5. Aux termes de l'article 37 de la loi du 10 juillet 1991, dans sa rédaction applicable à la date du jugement attaqué : " (...) Dans toutes les instances, le juge condamne la partie tenue aux dépens, ou qui perd son procès, et non bénéficiaire de l'aide juridictionnelle, à payer à l'avocat du bénéficiaire de l'aide juridictionnelle, partielle ou totale, une somme qu'il détermine et qui ne saurait être inférieure à la part contributive de l'Etat, au titre des honoraires et frais non compris dans les dépens que le bénéficiaire de l'aide aurait exposés s'il n'avait pas eu cette aide. Le juge tient compte de l'équité ou de la situation économique de la partie condamnée. Il peut, même d'office, pour des raisons tirées des mêmes considérations, dire qu'il n'y a pas lieu à cette condamnation. / Si l'avocat du bénéficiaire de l'aide recouvre cette somme, il renonce à percevoir la part contributive de l'Etat. S'il n'en recouvre qu'une partie, la fraction recouvrée vient en déduction de la part contributive de l'Etat (...) ".

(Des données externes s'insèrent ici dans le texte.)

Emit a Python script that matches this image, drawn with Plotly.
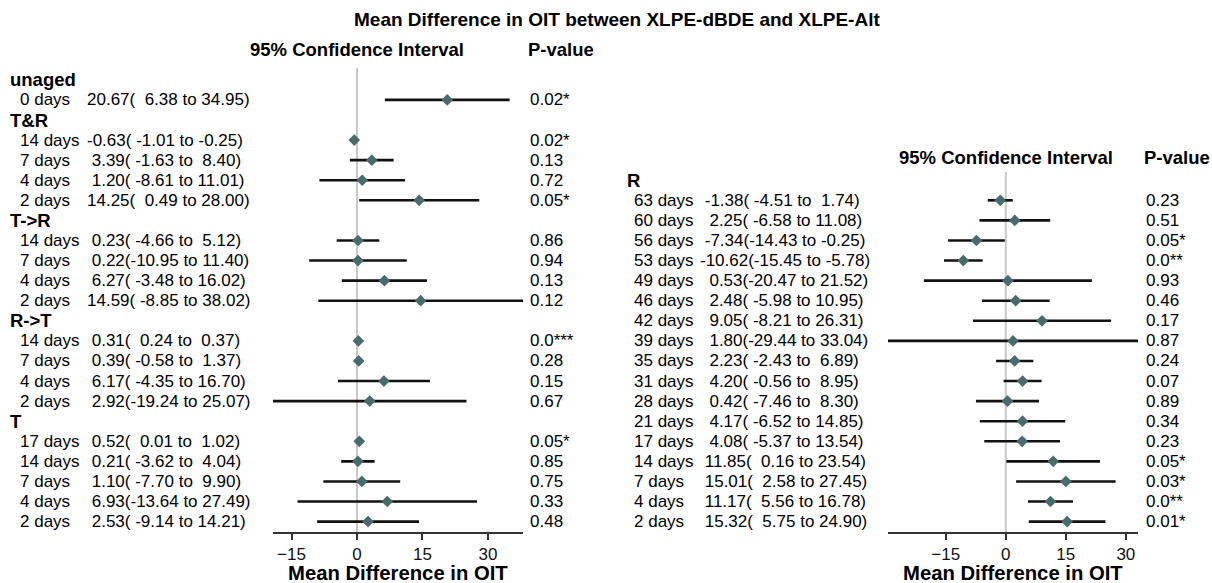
import plotly.graph_objects as go

W, H = 1212, 583
NB = "\u00a0"
FONT = "Liberation Sans, Arial, Helvetica, sans-serif"

# ---------------- Left panel data ----------------
unaged_days = ["0 days"]
unaged_est = [20.67]
unaged_lo = [6.38]
unaged_hi = [34.95]
unaged_p = ["0.02*"]

tr_days = ["14 days", "7 days", "4 days", "2 days"]
tr_est = [-0.63, 3.39, 1.20, 14.25]
tr_lo = [-1.01, -1.63, -8.61, 0.49]
tr_hi = [-0.25, 8.40, 11.01, 28.00]
tr_p = ["0.02*", "0.13", "0.72", "0.05*"]

t2r_days = ["14 days", "7 days", "4 days", "2 days"]
t2r_est = [0.23, 0.22, 6.27, 14.59]
t2r_lo = [-4.66, -10.95, -3.48, -8.85]
t2r_hi = [5.12, 11.40, 16.02, 38.02]
t2r_p = ["0.86", "0.94", "0.13", "0.12"]

r2t_days = ["14 days", "7 days", "4 days", "2 days"]
r2t_est = [0.31, 0.39, 6.17, 2.92]
r2t_lo = [0.24, -0.58, -4.35, -19.24]
r2t_hi = [0.37, 1.37, 16.70, 25.07]
r2t_p = ["0.0***", "0.28", "0.15", "0.67"]

t_days = ["17 days", "14 days", "7 days", "4 days", "2 days"]
t_est = [0.52, 0.21, 1.10, 6.93, 2.53]
t_lo = [0.01, -3.62, -7.70, -13.64, -9.14]
t_hi = [1.02, 4.04, 9.90, 27.49, 14.21]
t_p = ["0.05*", "0.85", "0.75", "0.33", "0.48"]

# ---------------- Right panel data ----------------
r_days = ["63 days", "60 days", "56 days", "53 days", "49 days", "46 days", "42 days",
          "39 days", "35 days", "31 days", "28 days", "21 days", "17 days", "14 days",
          "7 days", "4 days", "2 days"]
r_est = [-1.38, 2.25, -7.34, -10.62, 0.53, 2.48, 9.05, 1.80, 2.23, 4.20, 0.42,
         4.17, 4.08, 11.85, 15.01, 11.17, 15.32]
r_lo = [-4.51, -6.58, -14.43, -15.45, -20.47, -5.98, -8.21, -29.44, -2.43, -0.56,
        -7.46, -6.52, -5.37, 0.16, 2.58, 5.56, 5.75]
r_hi = [1.74, 11.08, -0.25, -5.78, 21.52, 10.95, 26.31, 33.04, 6.89, 8.95, 8.30,
        14.85, 13.54, 23.54, 27.45, 16.78, 24.90]
r_p = ["0.23", "0.51", "0.05*", "0.0**", "0.93", "0.46", "0.17", "0.87", "0.24",
       "0.07", "0.89", "0.34", "0.23", "0.05*", "0.03*", "0.0**", "0.01*"]

tick_vals = [-15, 0, 15, 30]
main_title = "Mean Difference in OIT between XLPE-dBDE and XLPE-Alt"
ci_header = "95% Confidence Interval"
p_header = "P-value"
axis_title = "Mean Difference in OIT"

left_groups = [
    ("unaged", unaged_days, unaged_est, unaged_lo, unaged_hi, unaged_p),
    ("T&R", tr_days, tr_est, tr_lo, tr_hi, tr_p),
    ("T->R", t2r_days, t2r_est, t2r_lo, t2r_hi, t2r_p),
    ("R->T", r2t_days, r2t_est, r2t_lo, r2t_hi, r2t_p),
    ("T", t_days, t_est, t_lo, t_hi, t_p),
]
right_groups = [("R", r_days, r_est, r_lo, r_hi, r_p)]


def ci_text(e, lo, hi, ew):
    s = f"{e:{ew}.2f}({lo:6.2f} to {hi:5.2f})"
    return s.replace(" ", NB)


def px(x):
    return x / W


def py(y):
    return (H - y) / H


def build(groups):
    rows = []
    i = 0
    for g, days, est, lo, hi, p in groups:
        rows.append(("group", i, g, None, None, None, None))
        i += 1
        for d, e, l, h, pv in zip(days, est, lo, hi, p):
            rows.append(("row", i, d, e, l, h, pv))
            i += 1
    return rows, i


fig = go.Figure()
annotations = []
shapes = []

panels = [
    dict(groups=left_groups, xa="x", ya="y", xdom=(273, 523), ytop=68,
         grp_x=8, lab_x=18, ci_x=85, ew=5, p_x=528, hdr_y=49),
    dict(groups=right_groups, xa="x2", ya="y2", xdom=(888, 1138), ytop=172,
         grp_x=625, lab_x=632, ci_x=698, ew=6, p_x=1144, hdr_y=157),
]

BOTTOM = 532
ROW = 20.08
TXT = 17

layout_axes = {}
for k, pn in enumerate(panels):
    rows, n = build(pn["groups"])
    data_rows = [r for r in rows if r[0] == "row"]
    ys = [-r[1] for r in data_rows]
    est = [r[3] for r in data_rows]
    lo = [r[4] for r in data_rows]
    hi = [r[5] for r in data_rows]
    fig.add_trace(go.Scatter(
        x=est, y=ys, mode="markers", xaxis=pn["xa"], yaxis=pn["ya"],
        marker=dict(symbol="diamond", size=9, color="#4a6b6b", line=dict(width=0)),
        error_x=dict(type="data", symmetric=False,
                     array=[h - e for h, e in zip(hi, est)],
                     arrayminus=[e - l for e, l in zip(est, lo)],
                     color="#111111", thickness=2.6, width=0),
        hoverinfo="skip", cliponaxis=False,
    ))
    ytop_val = (BOTTOM - 10.4 - (n - 1) * ROW - pn["ytop"]) / ROW
    yrange = [-(n - 1) - 10.4 / ROW, ytop_val]
    suffix = "" if k == 0 else "2"
    layout_axes["xaxis" + suffix] = dict(
        domain=[px(pn["xdom"][0]), px(pn["xdom"][1])],
        range=[min(lo), max(hi)], anchor="y" + suffix,
        showline=True, linecolor="#333333", linewidth=1.6,
        ticks="outside", ticklen=6, tickwidth=1.6, tickcolor="#333333",
        tickvals=tick_vals, tickfont=dict(family=FONT, size=17, color="#111111"),
        showgrid=False, zeroline=False, fixedrange=True,
    )
    layout_axes["yaxis" + suffix] = dict(
        domain=[(H - BOTTOM) / H, (H - pn["ytop"]) / H],
        range=yrange, anchor="x" + suffix, visible=False, fixedrange=True,
    )
    shapes.append(dict(type="line", xref=pn["xa"], yref=pn["ya"] + " domain",
                       x0=0, x1=0, y0=0, y1=1, layer="below",
                       line=dict(color="#c8c8c8", width=2)))
    for r in rows:
        kind, i = r[0], r[1]
        if kind == "group":
            annotations.append(dict(text=f"<b>{r[2]}</b>", xref="paper", yref=pn["ya"],
                                    x=px(pn["grp_x"]), y=-i, xanchor="left", yanchor="middle",
                                    showarrow=False, font=dict(family=FONT, size=18.5, color="#000")))
        else:
            annotations.append(dict(text=r[2].replace(" ", NB), xref="paper", yref=pn["ya"],
                                    x=px(pn["lab_x"]), y=-i, xanchor="left", yanchor="middle",
                                    showarrow=False, font=dict(family=FONT, size=TXT, color="#000")))
            annotations.append(dict(text=ci_text(r[3], r[4], r[5], pn["ew"]), xref="paper",
                                    yref=pn["ya"], x=px(pn["ci_x"]), y=-i, xanchor="left",
                                    yanchor="middle", showarrow=False,
                                    font=dict(family=FONT, size=TXT, color="#000")))
            annotations.append(dict(text=r[6], xref="paper", yref=pn["ya"],
                                    x=px(pn["p_x"]), y=-i, xanchor="left", yanchor="middle",
                                    showarrow=False, font=dict(family=FONT, size=TXT, color="#000")))
    annotations.append(dict(text=f"<b>{ci_header}</b>", xref=pn["xa"], yref="paper",
                            x=0, y=py(pn["hdr_y"]), xanchor="center", yanchor="middle",
                            showarrow=False, font=dict(family=FONT, size=18.5, color="#000")))
    annotations.append(dict(text=f"<b>{p_header}</b>", xref="paper", yref="paper",
                            x=px(pn["p_x"] - 2), y=py(pn["hdr_y"]), xanchor="left", yanchor="middle",
                            showarrow=False, font=dict(family=FONT, size=18.5, color="#000")))
    annotations.append(dict(text=f"<b>{axis_title}</b>", xref=pn["xa"] + " domain", yref="paper",
                            x=0.5, y=py(573), xanchor="center", yanchor="middle",
                            showarrow=False, font=dict(family=FONT, size=20.3, color="#000")))

annotations.append(dict(text=f"<b>{main_title}</b>", xref="paper", yref="paper",
                        x=px(617), y=py(19), xanchor="center", yanchor="middle",
                        showarrow=False, font=dict(family=FONT, size=19, color="#000")))

fig.update_layout(
    width=W, height=H, margin=dict(l=0, r=0, t=0, b=0, pad=0),
    plot_bgcolor="white", paper_bgcolor="white", showlegend=False,
    annotations=annotations, shapes=shapes, **layout_axes,
)

fig.write_html("out.html")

6. Le non-lieu à statuer prononcé sur les conclusions de la requête d'appel du préfet de police tendant à l'annulation des articles 2 et 3 du jugement ne permet pas au juge d'appel de se prononcer sur le bien-fondé de l'article 4 du même jugement, par lequel le tribunal administratif, considérant l'Etat comme la partie perdante dans l'instance qui lui était soumise, a mis à sa charge une somme de 1 200 euros sur le fondement des dispositions mentionnées au point 5. Les conclusions du préfet de police dirigées contre ce dernier article ne peuvent donc qu'être rejetées.

Sur les conclusions présentées sur le fondement de l'article L. 761-1 du code de justice administrative et de l'article 37 de la loi du 10 juillet 1991 :

7. Il ressort des pièces du dossier que M. C... a obtenu le bénéfice de l'aide juridictionnelle totale. Par suite, son avocate peut se prévaloir des dispositions de l'article L. 761-1 du code de justice administrative et du deuxième alinéa de l'article 37 de la loi du 10 juillet 1991. Il y a lieu, dans les circonstances de l'espèce, de mettre à la charge de l'Etat, qui doit être regardé comme la partie perdante dans la présente instance, le versement à Me Singh de la somme de 1 000 euros, sous réserve que cette dernière renonce à percevoir la somme correspondant à la part contributive de l'Etat.

DÉCIDE :

Article 1er : Il n'y a pas lieu de statuer sur les conclusions de la requête du préfet de police en tant qu'elles tendent à l'annulation des articles 2 et 3 du jugement n° 2211423/8 du 17 juin 2022 du magistrat désigné par le président du tribunal administratif de Paris.

Article 2 : Le surplus des conclusions de la requête du préfet de police est rejeté.

Article 3 : L'Etat versera à Me Singh, avocate de M. C..., une somme de 1 000 euros en application des dispositions du deuxième alinéa de l'article 37 de la loi du 10 juillet 1991, sous réserve que Me Singh renonce à percevoir la somme correspondant à la part contributive de l'Etat.

Article 4 : Le présent arrêt sera notifié au ministre de l'intérieur et des outre-mer et à M. D... C....

Copie en sera adressée au préfet de police.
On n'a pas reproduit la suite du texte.